Skritchity scratchity kaff kaff!
So my throat feels like I smoke a pack and a half of cigarettes last night when I in fact had none. Truth be told the quitting smoking thing seems to be a little harder than I thought and I took a major tumble whilst overseas. I'm back on track now but i feel like a dope because I also feel like I undid any of the progress that was made in healing my body when I quit smoking (for the most part) back in July. I didn't notice the bar being exceptionally smoky last night so I'm going to guess the scratchy throat is a warning of an upcoming cold so I've gotta knock that out in the bud.

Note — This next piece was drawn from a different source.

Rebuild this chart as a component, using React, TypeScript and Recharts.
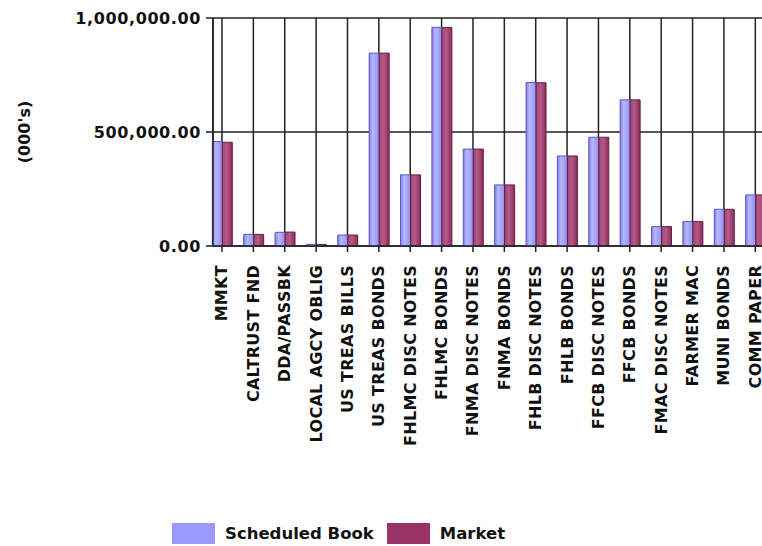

Speaking of last night, I was afraid the evening was going to suck since there was a private party of a whole bunch of yuppie tools when I showed up with my discs. Once I started spinning they immediately attacked me with requests. This wouldn't have been so bad if the group wasn't so totally fractured. For instance one dude would ask for AC/DC and then a minute later a girl from the party would bitch about "that metal" and ask for something more dancey like Beck and then another girl would bitch about that "Q101 alternative crap" and ask for some shitty mainstream hip-hop. I couldn't win and was more than happy when Rudy took over after my first shift. However then Tom showed up with a copy of Disintegration for me to borrow since he had read about how badly I was jonesing for it. Then my friend Kristina, whom I haven't seen in ages, showed up and let me know I was missed (and I tried to let her know I missed her too but don't think it got across that well since Rudy was in '80s hair metal mode by that time.) And my friend Cory showed up glowing because after working his ass off copywriting at his new job he finally had done a piece outside of work, about music, for himself and I was happy to hear he had the ol' creative juices flowing again. And the vibe turned overwhelmingly positive with solid sets from both Rudy and I the whole night long. The only downside was that I got all jacked on coffee so it took me about an hour of reading The Economist once I got home before I could finally fall asleep.

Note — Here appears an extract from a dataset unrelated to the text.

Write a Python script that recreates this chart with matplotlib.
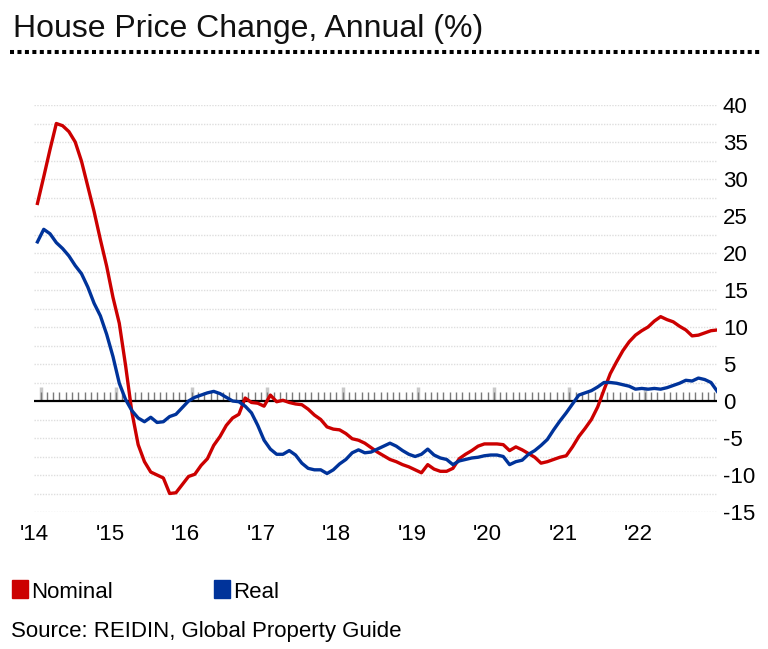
import numpy as np
import matplotlib
matplotlib.use('Agg')
import matplotlib.pyplot as plt
from matplotlib.lines import Line2D
from matplotlib.patches import Rectangle

# === DATA (monthly, annual % change) ===
nominal = [
    26.7, 30.3, 34.0, 37.5, 37.2, 36.4, 35.0, 32.4, 29.0, 25.6, 21.8, 18.2,
    14.0, 10.5, 4.8, -1.5, -5.9, -8.2, -9.6, -10.0, -10.4, -12.5, -12.4, -11.3,
    -10.2, -9.9, -8.7, -7.8, -6.0, -4.8, -3.3, -2.3, -1.8, 0.4, -0.2, -0.3,
    -0.7, 0.8, -0.1, 0.1, -0.2, -0.4, -0.5, -1.1, -1.9, -2.5, -3.5, -3.8,
    -3.9, -4.4, -5.1, -5.3, -5.7, -6.3, -6.9, -7.4, -7.9, -8.2, -8.6, -8.9,
    -9.3, -9.7, -8.6, -9.2, -9.5, -9.5, -9.1, -7.8, -7.2, -6.7, -6.1, -5.8,
    -5.8, -5.8, -5.9, -6.7, -6.2, -6.6, -7.1, -7.6, -8.4, -8.2, -7.9, -7.6,
    -7.4, -6.2, -4.8, -3.7, -2.5, -0.8, 1.5, 3.7, 5.3, 6.8, 8.0, 8.9,
    9.5, 10.0, 10.8, 11.4, 11.0, 10.7, 10.1, 9.6, 8.8, 8.9, 9.2, 9.5,
    9.6,
]
real = [
    21.5, 23.2, 22.6, 21.4, 20.6, 19.6, 18.3, 17.2, 15.4, 13.2, 11.5, 9.0,
    6.0, 2.4, 0.2, -1.3, -2.3, -2.8, -2.2, -2.9, -2.8, -2.1, -1.8, -0.9,
    0.0, 0.5, 0.8, 1.1, 1.3, 1.0, 0.5, 0.0, -0.1, -0.7, -1.6, -3.3,
    -5.3, -6.5, -7.2, -7.2, -6.7, -7.3, -8.4, -9.1, -9.3, -9.3, -9.8, -9.3,
    -8.5, -7.9, -7.0, -6.6, -7.0, -6.9, -6.5, -6.1, -5.7, -6.1, -6.7, -7.2,
    -7.5, -7.2, -6.5, -7.3, -7.7, -7.9, -8.6, -8.1, -7.9, -7.7, -7.6, -7.4,
    -7.3, -7.3, -7.5, -8.6, -8.2, -8.0, -7.2, -6.7, -6.0, -5.2, -3.9, -2.7,
    -1.6, -0.4, 0.8, 1.1, 1.4, 1.9, 2.5, 2.5, 2.4, 2.2, 2.0, 1.6,
    1.7, 1.6, 1.7, 1.6, 1.8, 2.1, 2.4, 2.8, 2.7, 3.1, 2.9, 2.5,
    1.3,
]
year_labels = ["'14", "'15", "'16", "'17", "'18", "'19", "'20", "'21", "'22"]
y_ticks = [-15, -10, -5, 0, 5, 10, 15, 20, 25, 30, 35, 40]

RED = '#cc0000'
BLUE = '#00339a'
plt.rcParams['font.family'] = ['Liberation Sans', 'DejaVu Sans']

W, H = 768, 649
fig = plt.figure(figsize=(W / 100, H / 100), dpi=100)
fig.patch.set_facecolor('white')


def fx(px):
    return px / W


def fy(py):
    return 1 - py / H


# plot area in pixels: x 34..717, y 105..512
left, right, top, bottom = 34.3, 717.3, 105, 512
ax = fig.add_axes([fx(left), fy(bottom), (right - left) / W, (bottom - top) / H])

months = np.arange(len(nominal))
ax.set_xlim(0, len(nominal) - 1)
ax.set_ylim(-15, 40)

# light dotted grid every 2.5
for g in np.arange(-15, 40.1, 2.5):
    if g == 0:
        continue
    ax.axhline(g, color='#dedede', lw=1.0, ls=(0, (1, 1)), zorder=0)

# month ticks sitting on the zero line
tick_x = np.arange(0.5, len(nominal), 1.0)
ax.vlines(tick_x, 0, 1.15, color='#7a7a7a', lw=1.0, zorder=1)
ax.vlines(tick_x[::12], 0, 1.9, color='#c8c8c8', lw=2.5, zorder=0.9)
ax.axhline(0, color='black', lw=1.6, zorder=2)

ax.plot(months, nominal, color=RED, lw=2.4, zorder=3, solid_joinstyle='round')
ax.plot(months, real, color=BLUE, lw=2.4, zorder=3, solid_joinstyle='round')

for s in ax.spines.values():
    s.set_visible(False)

ax.yaxis.tick_right()
ax.set_yticks(y_ticks)
ax.set_yticklabels([str(v) for v in y_ticks])
ax.tick_params(axis='y', length=0, pad=4, labelsize=16)
ax.set_xticks(np.arange(len(year_labels)) * 12 - 0.5)
ax.set_xticklabels(year_labels)
ax.tick_params(axis='x', length=0, pad=9, labelsize=16)

# title and dotted rule
fig.text(fx(13), fy(37), 'House Price Change, Annual (%)', fontsize=23,
         va='baseline', ha='left', color='#111111')
fig.add_artist(Line2D([fx(10), fx(762)], [fy(52), fy(52)], color='black',
                      lw=2.9, ls=(0, (1, 0.85)), solid_capstyle='butt'))

# legend
fig.add_artist(Rectangle((fx(12), fy(598)), 16 / W, 18 / H, color=RED))
fig.text(fx(31), fy(598), 'Nominal', fontsize=16, va='baseline', ha='left')
fig.add_artist(Rectangle((fx(214), fy(598)), 16 / W, 18 / H, color=BLUE))
fig.text(fx(233), fy(598), 'Real', fontsize=16, va='baseline', ha='left')

fig.text(fx(11), fy(637), 'Source: REIDIN, Global Property Guide', fontsize=16,
         va='baseline', ha='left')

fig.savefig('out.png', dpi=100, facecolor='white')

And this has so turned into a "Dear Diary" entry but, even though I'm still kind of tired because I'm working on under four hours of sleep, I'm still carrying over residual feelings of last night's good mood and I don't care. The only thing that would've made last night perfect was if Photogal had shown up but we can't have everything, can we?
What was that They Might Be Giants quote?
"I don't want the world, I just want your half."
Dunno where that came from. Hmmmm. Since I see I've abruptly segued, but I have no idea what point I'm trying to make with this segue, I will abandon this train of thought and go fuel up on some more coffee. Bzzzzt!